§ **Collected material**
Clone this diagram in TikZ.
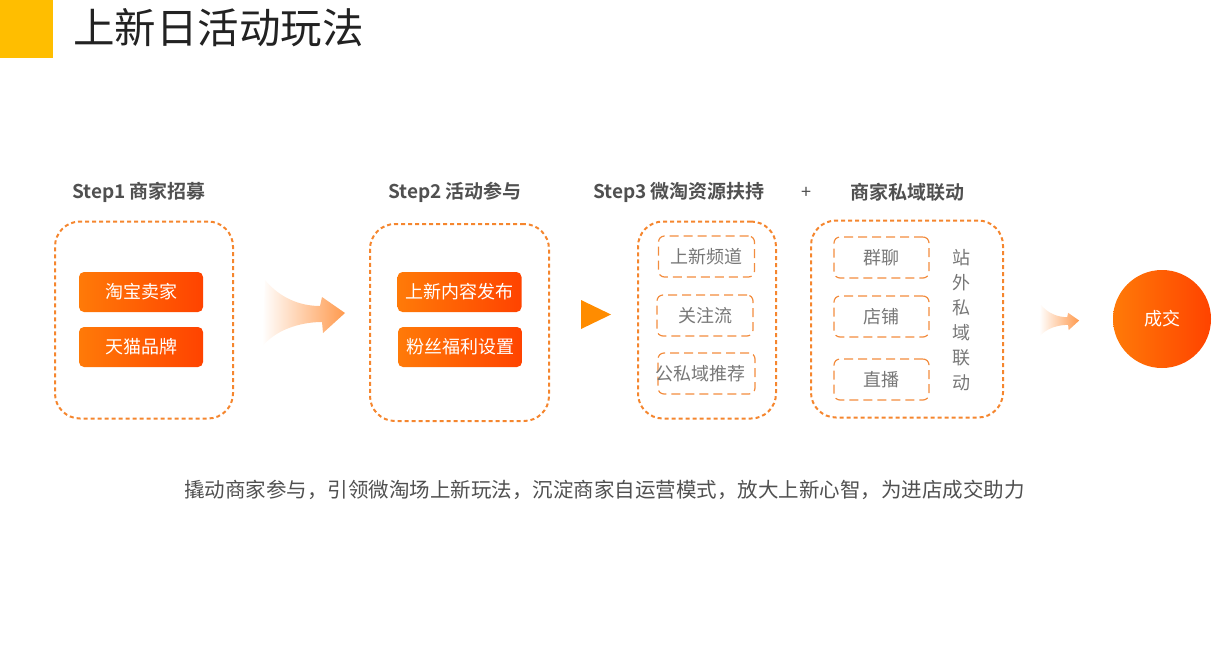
\documentclass[tikz,border=0pt]{standalone}
\usepackage{fontspec}
\setmainfont{Noto Sans CJK SC}[BoldFont={Noto Sans CJK SC Bold}]
\usepackage{xcolor}
\usepackage{tikz}
\definecolor{barYellow}{HTML}{FFBE00}
\definecolor{titleGray}{HTML}{222222}
\definecolor{stepGray}{HTML}{505050}
\definecolor{tagGray}{HTML}{777777}
\definecolor{dashOrange}{HTML}{F5862E}
\definecolor{tagOrange}{HTML}{F28C3E}
\definecolor{btnLeft}{HTML}{FF7A08}
\definecolor{btnRight}{HTML}{FF4300}
\definecolor{playOrange}{HTML}{FF8C00}
\definecolor{arrowOrange}{HTML}{FF9A4E}
\tikzset{
bigbox/.style = {rectangle, draw=dashOrange, line width=2pt, dash pattern=on 4pt off 3pt, rounded corners=25pt, minimum width = #1, minimum height=197pt},
bigbox/.default = 178pt,
btn/.style = {rectangle, rounded corners=5pt, left color=btnLeft, right color=btnRight, text=white, minimum width=124pt, minimum height=40pt, font=\fontsize{18}{22}\selectfont},
tag/.style = {rectangle, draw=tagOrange, line width=1.2pt, dash pattern=on 9pt off 5pt, rounded corners=6pt, text=tagGray, minimum width=96pt, minimum height=41pt, inner sep=0pt, font=\fontsize{18}{22}\selectfont},
steplabel/.style = {anchor=west, text=stepGray, font=\bfseries\fontsize{19}{23}\selectfont, inner sep=0pt},
fadearrow/.pic = {
  \shade[left color=white, right color=arrowOrange]
    (-38,-34) .. controls (-23,-16) and (-3,-8) .. (17,-8) -- (19,-17) -- (42,-1)
    -- (20,19) -- (19,8) .. controls (-3,8) and (-28,16) .. (-41,33) -- cycle;
}
}

\begin{document}
\begin{tikzpicture}[x=1pt, y=-1pt]
    \useasboundingbox (0,0) rectangle (1218,657);
    \fill[barYellow] (0,0) rectangle (53,58);
    \node[anchor=west, text=titleGray, inner sep=0pt, font=\fontsize{41.5}{46}\selectfont] (title) at (73,28) {上新日活动玩法};

    \node[steplabel] (step1) at (72,192) {Step1 商家招募};
    \node[steplabel] (step2) at (388,192) {Step2 活动参与};
    \node[steplabel] (step3) at (593,192) {Step3 微淘资源扶持};
    \node[text=stepGray, font=\fontsize{18}{22}\selectfont] (plus) at (806,193) {+};
    \node[steplabel] (step4) at (850,192) {商家私域联动};

    % step 1
    \node[bigbox=178pt] (box1) at (144,320) {};
    \node[btn] (btnTB) at (141,292) {淘宝卖家};
    \node[btn] (btnTM) at (141,347) {天猫品牌};
    \pic at (303,314) {fadearrow};

    % step 2
    \node[bigbox=179pt] (box2) at (459.5,322.5) {};
    \node[btn] (btnPub) at (459.5,292) {上新内容发布};
    \node[btn] (btnFan) at (460,347) {粉丝福利设置};
    \fill[playOrange] (581,300) -- (611,314.5) -- (581,329) -- cycle;

    % step 3
    \node[bigbox=138pt] (box3) at (707,320) {};
    \node[tag] (tagNew) at (706.5,256.5) {上新频道};
    \node[tag] (tagFeed) at (705,315.5) {关注流};
    \node[tag, minimum width=97pt] (tagRec) at (706.5,373.5) {\hspace*{-12pt}公私域推荐};

    % private domain
    \node[bigbox=192pt] (box4) at (907,319) {};
    \node[tag, minimum width=95pt] (tagGroup) at (881.5,257.5) {群聊};
    \node[tag, minimum width=95pt] (tagShop) at (881.5,316.5) {店铺};
    \node[tag, minimum width=95pt] (tagLive) at (881.5,379.5) {直播};
    \node[text=tagGray, align=center, inner sep=0pt, font=\fontsize{18}{25}\selectfont] (offsite) at (961,320.5) {站\\外\\私\\域\\联\\动};

    \pic[scale=0.48] at (1059,321) {fadearrow};
    \node[circle, minimum size=98pt, left color=btnLeft, right color=btnRight, text=white, font=\fontsize{18}{22}\selectfont] (deal) at (1162,319) {成交};

    \node[text=stepGray, inner sep=0pt, font=\fontsize{20.5}{25}\selectfont] (summary) at (604.5,490) {撬动商家参与，引领微淘场上新玩法，沉淀商家自运营模式，放大上新心智，为进店成交助力};
\end{tikzpicture}
\end{document}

§ **Problem description**
Write out exactly the opening lines of the data, stopping after the line that holds "(title) at (73,28)". Exclude pictures.

§ **The completed task**
Clone this diagram in TikZ.
\documentclass[tikz,border=0pt]{standalone}
\usepackage{fontspec}
\setmainfont{Noto Sans CJK SC}[BoldFont={Noto Sans CJK SC Bold}]
\usepackage{xcolor}
\usepackage{tikz}
\definecolor{barYellow}{HTML}{FFBE00}
\definecolor{titleGray}{HTML}{222222}
\definecolor{stepGray}{HTML}{505050}
\definecolor{tagGray}{HTML}{777777}
\definecolor{dashOrange}{HTML}{F5862E}
\definecolor{tagOrange}{HTML}{F28C3E}
\definecolor{btnLeft}{HTML}{FF7A08}
\definecolor{btnRight}{HTML}{FF4300}
\definecolor{playOrange}{HTML}{FF8C00}
\definecolor{arrowOrange}{HTML}{FF9A4E}
\tikzset{
bigbox/.style = {rectangle, draw=dashOrange, line width=2pt, dash pattern=on 4pt off 3pt, rounded corners=25pt, minimum width = #1, minimum height=197pt},
bigbox/.default = 178pt,
btn/.style = {rectangle, rounded corners=5pt, left color=btnLeft, right color=btnRight, text=white, minimum width=124pt, minimum height=40pt, font=\fontsize{18}{22}\selectfont},
tag/.style = {rectangle, draw=tagOrange, line width=1.2pt, dash pattern=on 9pt off 5pt, rounded corners=6pt, text=tagGray, minimum width=96pt, minimum height=41pt, inner sep=0pt, font=\fontsize{18}{22}\selectfont},
steplabel/.style = {anchor=west, text=stepGray, font=\bfseries\fontsize{19}{23}\selectfont, inner sep=0pt},
fadearrow/.pic = {
  \shade[left color=white, right color=arrowOrange]
    (-38,-34) .. controls (-23,-16) and (-3,-8) .. (17,-8) -- (19,-17) -- (42,-1)
    -- (20,19) -- (19,8) .. controls (-3,8) and (-28,16) .. (-41,33) -- cycle;
}
}

\begin{document}
\begin{tikzpicture}[x=1pt, y=-1pt]
    \useasboundingbox (0,0) rectangle (1218,657);
    \fill[barYellow] (0,0) rectangle (53,58);
    \node[anchor=west, text=titleGray, inner sep=0pt, font=\fontsize{41.5}{46}\selectfont] (title) at (73,28) {上新日活动玩法};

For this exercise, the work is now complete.